LR24 (AUGUSTO CIARDI) - Nel primo tempo sembrava che De Rossi allenasse il Frosinone. Perché in campionato la sua Roma, nel suo primo mese, Salerno a parte, aveva abituato a partenze lanciate. E invece stavolta ha lanciato la squadra del suo vecchio compagno di squadra. Padroni di casa a mille, che fanno i conti con la sfortuna più che con la Roma, si concedono solo una leggerezza e la pagano con la vita, perché il gol di Huijsen devasta il Frosinone che muore in quel preciso istante, raccogliendo il pallone in fondo alla porta.

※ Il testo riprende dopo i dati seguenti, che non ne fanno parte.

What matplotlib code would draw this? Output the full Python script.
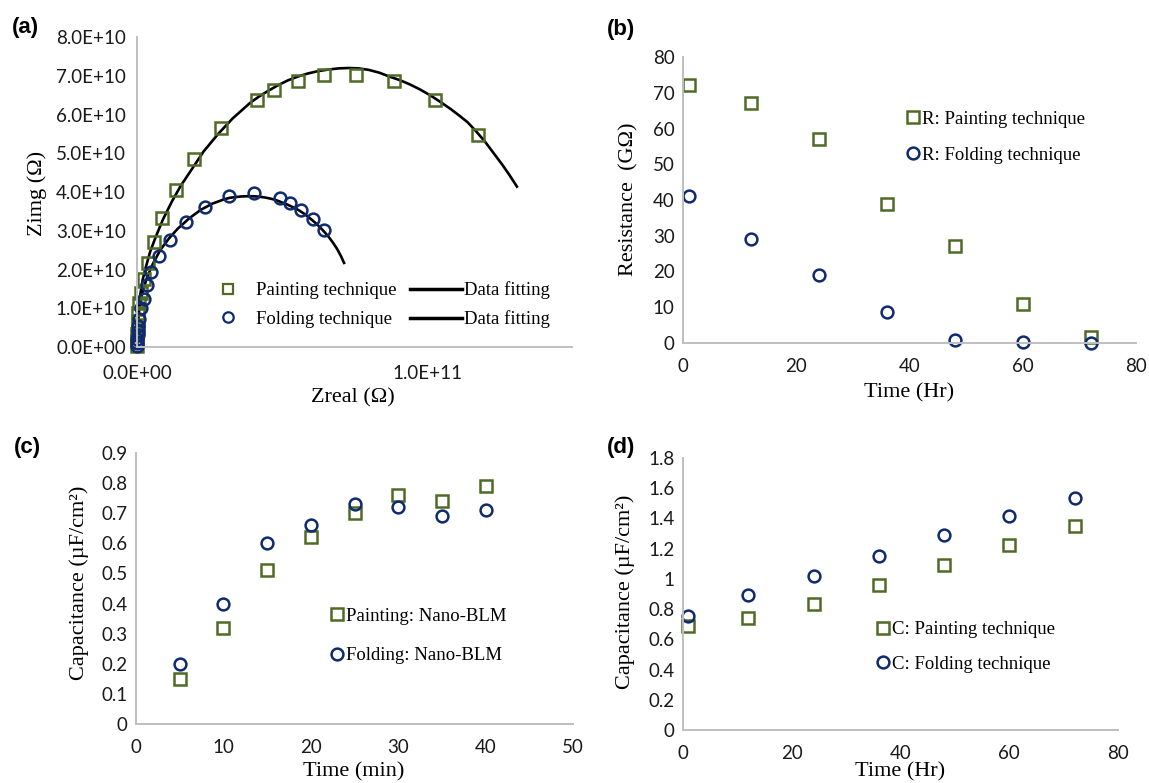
import matplotlib
matplotlib.use("Agg")
import matplotlib.pyplot as plt
from matplotlib.lines import Line2D

# ─── Data ────────────────────────────────────────────────────
# (a) Nyquist, x in 1e11 Ohm, y in 1e10 Ohm
paint_zre = [1.175, 1.028, 0.885, 0.755, 0.645, 0.556, 0.474, 0.414, 0.291, 0.198,
             0.136, 0.087, 0.060, 0.038, 0.023, 0.013, 0.008, 0.004, 0.003, 0.002,
             0.0015, 0.001, 0.0005]
paint_zim = [5.47, 6.37, 6.86, 7.03, 7.01, 6.86, 6.63, 6.37, 5.64, 4.85,
             4.04, 3.32, 2.70, 2.17, 1.76, 1.40, 1.14, 0.88, 0.67, 0.50,
             0.33, 0.15, 0.03]
fold_zre = [0.645, 0.606, 0.567, 0.529, 0.493, 0.405, 0.316, 0.236, 0.168, 0.115,
            0.077, 0.049, 0.033, 0.023, 0.014, 0.008, 0.005, 0.003, 0.002, 0.0015,
            0.001, 0.0005]
fold_zim = [3.01, 3.31, 3.54, 3.71, 3.84, 3.97, 3.89, 3.62, 3.22, 2.77,
            2.34, 1.93, 1.59, 1.25, 1.01, 0.71, 0.55, 0.42, 0.30, 0.20,
            0.10, 0.03]
paint_fit_x = [0.0, 0.002, 0.005, 0.010, 0.020, 0.030, 0.045, 0.065, 0.090, 0.12,
               0.15, 0.19, 0.23, 0.28, 0.33, 0.36, 0.39, 0.42, 0.45, 0.485,
               0.52, 0.555, 0.59, 0.625, 0.66, 0.695, 0.73, 0.765, 0.80, 0.835,
               0.87, 0.905, 0.94, 0.975, 1.01, 1.045, 1.08, 1.11, 1.14, 1.17,
               1.20, 1.23, 1.26, 1.285, 1.31]
paint_fit_y = [0.0, 0.5, 0.9, 1.3, 1.75, 2.05, 2.45, 2.85, 3.3, 3.75,
               4.15, 4.6, 5.05, 5.5, 5.9, 6.1, 6.3, 6.46, 6.6, 6.75,
               6.88, 6.98, 7.06, 7.12, 7.16, 7.19, 7.2, 7.19, 7.15, 7.08,
               6.98, 6.89, 6.78, 6.65, 6.5, 6.33, 6.15, 5.98, 5.8, 5.56,
               5.3, 5.0, 4.7, 4.43, 4.14]
fold_fit_x = [0.0, 0.002, 0.005, 0.01, 0.02, 0.035, 0.055, 0.08, 0.11, 0.14,
              0.18, 0.22, 0.26, 0.30, 0.32, 0.34, 0.36, 0.38, 0.40, 0.42,
              0.44, 0.46, 0.48, 0.50, 0.52, 0.54, 0.56, 0.58, 0.60, 0.62,
              0.64, 0.66, 0.675, 0.69, 0.703, 0.714]
fold_fit_y = [0.0, 0.45, 0.8, 1.1, 1.45, 1.8, 2.15, 2.5, 2.8, 3.05,
              3.32, 3.54, 3.7, 3.81, 3.85, 3.87, 3.885, 3.89, 3.89, 3.88,
              3.86, 3.83, 3.79, 3.73, 3.67, 3.6, 3.52, 3.42, 3.3, 3.17,
              3.02, 2.85, 2.7, 2.53, 2.35, 2.17]
a_xticks = [0.0, 1.0e11]
a_xticklabels = ["0.0E+00", "1.0E+11"]
a_yticks = [0, 1e10, 2e10, 3e10, 4e10, 5e10, 6e10, 7e10, 8e10]
a_yticklabels = ["0.0E+00", "1.0E+10", "2.0E+10", "3.0E+10", "4.0E+10",
                 "5.0E+10", "6.0E+10", "7.0E+10", "8.0E+10"]

# (b) resistance vs time
b_time = [1, 12, 24, 36, 48, 60, 72]
b_paint = [72.1, 67.0, 57.0, 38.8, 27.0, 10.9, 1.6]
b_fold = [41.0, 29.0, 19.0, 8.8, 0.7, 0.2, -0.1]

# (c) capacitance vs time (min)
c_time = [5, 10, 15, 20, 25, 30, 35, 40]
c_paint = [0.15, 0.32, 0.51, 0.62, 0.70, 0.76, 0.74, 0.79]
c_fold = [0.20, 0.40, 0.60, 0.66, 0.73, 0.72, 0.69, 0.71]
c_yticklabels = ["0", "0.1", "0.2", "0.3", "0.4", "0.5", "0.6", "0.7", "0.8", "0.9"]

# (d) capacitance vs time (Hr)
d_time = [1, 12, 24, 36, 48, 60, 72]
d_paint = [0.687, 0.738, 0.833, 0.958, 1.091, 1.223, 1.349]
d_fold = [0.757, 0.892, 1.018, 1.151, 1.288, 1.413, 1.535]
d_yticklabels = ["0", "0.2", "0.4", "0.6", "0.8", "1", "1.2", "1.4", "1.6", "1.8"]

# ─── Style ───────────────────────────────────────────────────
W, H = 1149, 783
GREEN = '#4f6b26'
BLUE = '#0f2a6e'
SPINE = '#bfbfbf'
TICK_FONT = 'Lato'
SERIF = 'Liberation Serif'
MS = 8.5
MEW = 1.8

plt.rcParams['font.family'] = ['Lato', 'DejaVu Sans']

fig = plt.figure(figsize=(W / 100, H / 100), dpi=100)


def add_axes(left, top, right, bottom):
    return fig.add_axes([left / W, 1 - bottom / H, (right - left) / W, (bottom - top) / H])


def style(ax, xpad, ypad):
    for s in ('top', 'right'):
        ax.spines[s].set_visible(False)
    for s in ('left', 'bottom'):
        ax.spines[s].set_color(SPINE)
        ax.spines[s].set_linewidth(1.4)
    ax.tick_params(length=0, labelsize=13.5, colors='#1a1a1a')
    ax.tick_params(axis='x', pad=xpad)
    ax.tick_params(axis='y', pad=ypad)
    for lab in ax.get_xticklabels() + ax.get_yticklabels():
        lab.set_family(TICK_FONT)


def label_at(ax, box, text_x, text_y, xpix, ypix):
    left, top, right, bottom = box
    ax.set_xlabel(text_x, family=SERIF, fontsize=16)
    ax.set_ylabel(text_y, family=SERIF, fontsize=16)
    ax.xaxis.set_label_coords((xpix[0] - left) / (right - left), (bottom - xpix[1]) / (bottom - top))
    ax.yaxis.set_label_coords((ypix[0] - left) / (right - left), (bottom - ypix[1]) / (bottom - top))
    ax.xaxis.label.set_va('center')
    ax.yaxis.label.set_va('center')


def legend_at(ax, handles, labels, x, y, **kw):
    opts = dict(loc='center left', bbox_to_anchor=(x / W, 1 - y / H),
                bbox_transform=fig.transFigure, frameon=False, borderpad=0,
                borderaxespad=0, prop={'family': SERIF, 'size': 13.5})
    opts.update(kw)
    return ax.legend(handles, labels, **opts)


def sq(ms=MS, mew=MEW):
    return Line2D([], [], ls='none', marker='s', ms=ms, mfc='none', mec=GREEN, mew=mew)


def ci(ms=MS, mew=MEW):
    return Line2D([], [], ls='none', marker='o', ms=ms, mfc='none', mec=BLUE, mew=mew)


# ─── (a) ─────────────────────────────────────────────────────
box_a = (137, 37, 572, 347)
ax_a = add_axes(*box_a)
ax_a.plot([v * 1e11 for v in paint_fit_x], [v * 1e10 for v in paint_fit_y], color='black', lw=1.9)
ax_a.plot([v * 1e11 for v in fold_fit_x], [v * 1e10 for v in fold_fit_y], color='black', lw=1.9)
ax_a.plot([v * 1e11 for v in paint_zre], [v * 1e10 for v in paint_zim], ls='none', marker='s',
          ms=MS, mfc='none', mec=GREEN, mew=MEW, clip_on=False)
ax_a.plot([v * 1e11 for v in fold_zre], [v * 1e10 for v in fold_zim], ls='none', marker='o',
          ms=MS, mfc='none', mec=BLUE, mew=MEW, clip_on=False)
ax_a.set_xlim(0, 1.5e11)
ax_a.set_ylim(0, 8e10)
ax_a.set_xticks(a_xticks, a_xticklabels)
ax_a.set_yticks(a_yticks, a_yticklabels)
style(ax_a, 13, 8)
label_at(ax_a, box_a, 'Zreal (Ω)', 'Zimg (Ω)', (353, 398), (37, 193))
line_h = Line2D([], [], color='black', lw=2.5)
legend_at(ax_a, [sq(7.5, 1.6), ci(7.5, 1.6), line_h, line_h],
          ['Painting technique', 'Folding technique', 'Data fitting', 'Data fitting'],
          202, 305, ncol=2, handlelength=2.75, handletextpad=0.12, columnspacing=0.75,
          labelspacing=0.6)

# ─── (b) ─────────────────────────────────────────────────────
box_b = (683, 57, 1136, 343)
ax_b = add_axes(*box_b)
ax_b.plot(b_time, b_paint, ls='none', marker='s', ms=MS, mfc='none', mec=GREEN, mew=MEW, clip_on=False)
ax_b.plot(b_time, b_fold, ls='none', marker='o', ms=MS, mfc='none', mec=BLUE, mew=MEW, clip_on=False)
ax_b.set_xlim(0, 80)
ax_b.set_ylim(0, 80)
ax_b.set_xticks([0, 20, 40, 60, 80])
ax_b.set_yticks([0, 10, 20, 30, 40, 50, 60, 70, 80])
style(ax_b, 11, 6)
label_at(ax_b, box_b, 'Time (Hr)', 'Resistance  (GΩ)', (909, 393), (629, 199))
legend_at(ax_b, [sq(), ci()], ['R: Painting technique', 'R: Folding technique'],
          905, 137, handlelength=0.8, handletextpad=0.1, labelspacing=1.0)

# ─── (c) ─────────────────────────────────────────────────────
box_c = (136, 453, 573, 724)
ax_c = add_axes(*box_c)
ax_c.plot(c_time, c_paint, ls='none', marker='s', ms=MS, mfc='none', mec=GREEN, mew=MEW, clip_on=False)
ax_c.plot(c_time, c_fold, ls='none', marker='o', ms=MS, mfc='none', mec=BLUE, mew=MEW, clip_on=False)
ax_c.set_xlim(0, 50)
ax_c.set_ylim(0, 0.9)
ax_c.set_xticks([0, 10, 20, 30, 40, 50])
ax_c.set_yticks([i / 10 for i in range(10)], c_yticklabels)
style(ax_c, 11, 6)
label_at(ax_c, box_c, 'Time (min)', 'Capacitance (µF/cm²)', (354, 772), (79, 583))
legend_at(ax_c, [sq(), ci()], ['Painting: Nano-BLM', 'Folding: Nano-BLM'],
          329, 636, handlelength=0.8, handletextpad=0.1, labelspacing=1.2)

# ─── (d) ─────────────────────────────────────────────────────
box_d = (683, 458, 1118, 730)
ax_d = add_axes(*box_d)
ax_d.plot(d_time, d_paint, ls='none', marker='s', ms=MS, mfc='none', mec=GREEN, mew=MEW, clip_on=False)
ax_d.plot(d_time, d_fold, ls='none', marker='o', ms=MS, mfc='none', mec=BLUE, mew=MEW, clip_on=False)
ax_d.set_xlim(0, 80)
ax_d.set_ylim(0, 1.8)
ax_d.set_xticks([0, 20, 40, 60, 80])
ax_d.set_yticks([i * 0.2 for i in range(10)], d_yticklabels)
style(ax_d, 11, 6)
label_at(ax_d, box_d, 'Time (Hr)', 'Capacitance (µF/cm²)', (900, 772), (625, 592))
legend_at(ax_d, [sq(), ci()], ['C: Painting technique', 'C: Folding technique'],
          875, 647, handlelength=0.8, handletextpad=0.1, labelspacing=0.95)

# ─── Panel letters ───────────────────────────────────────────
for txt, x, y in [('(a)', 25, 28), ('(b)', 621, 30), ('(c)', 27, 447), ('(d)', 621, 447)]:
    fig.text(x / W, 1 - y / H, txt, family='Liberation Sans', weight='bold', fontsize=16,
             ha='center', va='center')

fig.savefig('out.png', dpi=100)
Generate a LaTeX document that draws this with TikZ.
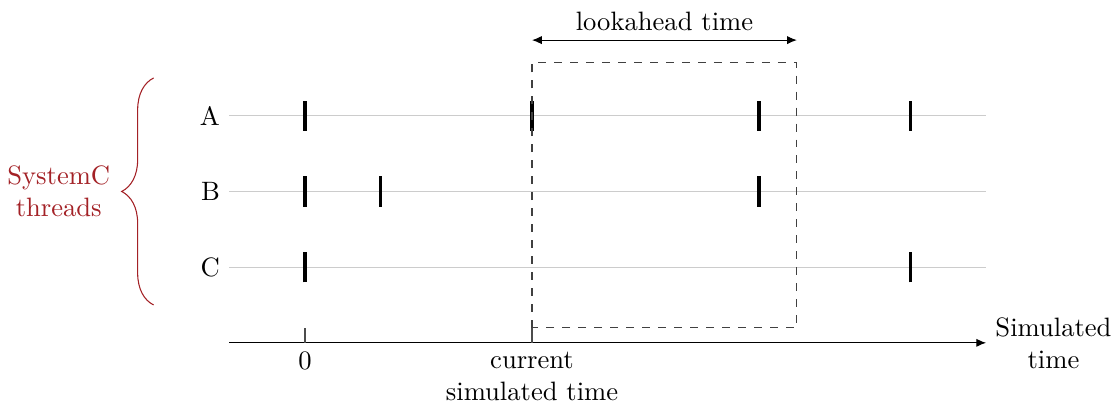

Cambiare pelle non vuole dire rinnegare chissà quale principio ma semplicemente è sintomo di intelligenza. Alla Roma nella ripresa basta un ritocco tattico e i tre punti vanno in cassaforte. Avversari stanchi, perché è impossibile mantenere per novanta minuti i ritmi impressi dai ciociari nel primo tempo (il vero grande limite di certi allenatori, che non tengono in considerazione i cali fisici e mentali dei loro calciatori), più qualità in mediana, la sicurezza del gol di vantaggio.
La Roma di De Rossi sembra davvero a suo agio con tre mediani più due mezze punte a supporto del centrale offensivo. E l'impressione è che per ora gli esperimenti possano essere rinviati, perché la stagione è entrata nel vivo, e perché se proprio sarà necessario provare il 4-2-3-1, prevederà mezze ali di spinta o di qualità, e non un soltanto esercito di punte.
Non è tempo di esperimenti perché tra coppa e corsa alla Champions League c'è da superare il Feyenoord, da tenere il passo di Atalanta e Bologna che corrono manco fossero Jacobs, e la Roma per farlo deve sfruttare ciò che le riesce meglio, ossia la fase offensiva. Perché nonostante una batteria di difensori centrali nutrita e di livello, avendo ora a disposizione pure Smalling e il rientrante Ndicka, giocare a tre sembra una soluzione da partita in corso.
La Roma di De Rossi si fonda sul palleggio e sulle verticalizzazioni. Paga dazio in fase difensiva, perché per un tempo il Verona, l'Inter e il Frosinone hanno tenuto in scacco la squadra giallorossa. Finché ci riesce l'Inter te ne fai una ragione. Per le altre, servono contromisure. Ma servono anche contromisure estemporanee in campo, non solo da bordocampo.
I calciatori della Roma hanno offerto l'ennesima conferma: quando la squadra non gira, chi sta in campo non sa cambiare l'inerzia del momento, attende sempre l'input dell'allenatore. I calciatori della Roma non vanno mai fuori spartito, neanche quando lo spartito è sbagliato. Succedeva pure con Mourinho e Fonseca.
Quando è evidente che si sta sbagliando partita, la carica per invertire la tendenza non si suona mai in autonomia in campo, si attende sempre che prenda la bacchetta in mano il direttore d'orchestra. Che ieri ha dimostrato, durante l'intervallo, di essere pronto e reattivo. E di avere probabilmente trovato la strada giusta.